Perché la Consulta ha invitato il legislatore ad «eliminare al più presto» i «numerosi profili» di incostituzionalità riscontrati nell’«applicazione delle norme sulle Rems»?

Ha ragione, bisogna investire e cambiare profondamente il sistema. Ma la questione non va affrontata solo con i posti nelle Rems, perché per quanti posti costruiremo, tanti ne useremo. E alla fine, pur cambiandogli il nome, avremo di nuovo dei piccoli Opg. Bisogna creare invece un sistema unitario in grado di assicurare il diritto alla salute e alla giustizia, a prescindere dallo stato giuridico. Cominciamo a riflettere sul livello dei servizi e dei diritti nelle carceri dove il tasso dei suicidi è 13 volte maggiore che fuori. Purtroppo la Consulta, nel suo ragionamento, nemmeno cita le articolazioni di tutela della salute mentale negli istituti di pena, che pure ci sono.

Ma se ieri a Torino un detenuto malato di Sla è riuscito ad ottenere i domiciliari dopo ben 12 istanze, e se una parte di detenuti in attesa di sentenza, soprattutto stranieri, non riesce ad ottenere le misure alternative perché mancano i luoghi dove scontarle, cosa ne facciamo ora dei “folli-rei” che attendono già da troppo tempo un posto dove curarsi e che quasi mai, per ovvie ragioni, possono essere riaffidati alle proprie famiglie (come sottolineato anche dalla Corte Edu)?

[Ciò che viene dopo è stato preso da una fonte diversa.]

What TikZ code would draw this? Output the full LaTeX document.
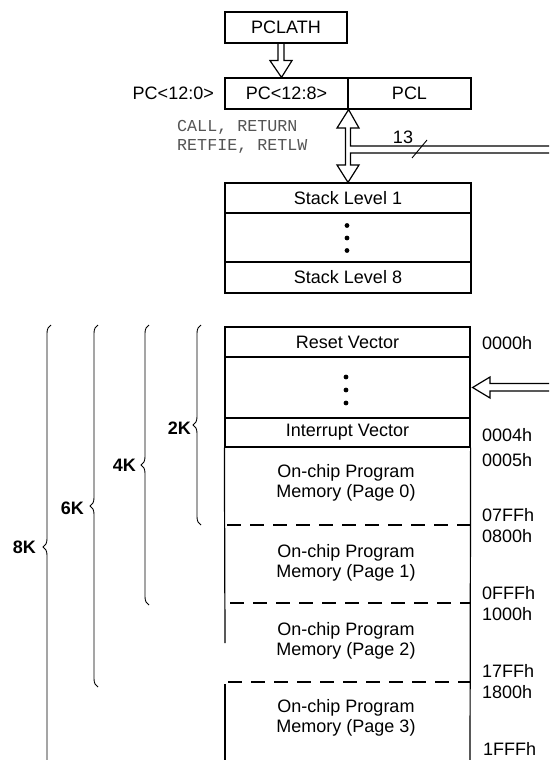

Sono favorevole ad investire su misure diverse da quelle detentive: attualmente sulle Rems si spendono 55 milioni, nel Decreto energia il fondo è stato aumentato di un milione a partire dal 2025. E invece prima bisognerebbe fare altro, a basso costo, come le intese con i magistrati, la formazione, gli osservatori… E poi bisogna strutturare misure alternative e cercare soluzioni personalizzate: la moderna psichiatria (che oggi non è la stessa di venti anni fa) declinerà il proprio intervento sul “folle-reo” e lo stesso farà la giustizia. In carcere oggi ci sono due tipi di malati mentali: quelli – la maggior parte – che sono imputabili perché la loro malattia non incide sulla capacità di intendere e volere (e si possono gestire con misure alternative), e quelli che non sono imputabili. Questi ultimi si dividono in due categorie: quelli sottoposti a misure di sicurezza detentive provvisorie, che andrebbero abolite perché non consentono neppure le modalità alternative e perché sono prive delle garanzie assicurate ai provvedimenti cautelari; e quelli con misure di sicurezza definitive. Questi, a luglio, secondo la ministra Cartabia, erano 64; a febbraio si sono ridotti a 6, ma nel frattempo la lista si è allungata a 45 persone in attesa, molte delle quali però sono sottoposte appunto a misure di sicurezza provvisorie.

Quali sono le vostre proposte di legge?

Ogni persona deve essere imputabile, sempre. Se è malato, fisicamente o psichicamente, sarà sottoposto a cure e a pene alternative. Va adeguato il codice penale che fa ancora riferimento alla legge 36 del 1904, come propone la Pdl 2939 dell’on. Riccardo Magi.

Sulle Rems dovrebbe avere competenza anche il ministero di Giustizia?

No. Le Rems devono rimanere sotto l’egida sanitaria e la Giustizia deve solo dire quali sono gli interventi di propria competenza riguardo l’autore del reato.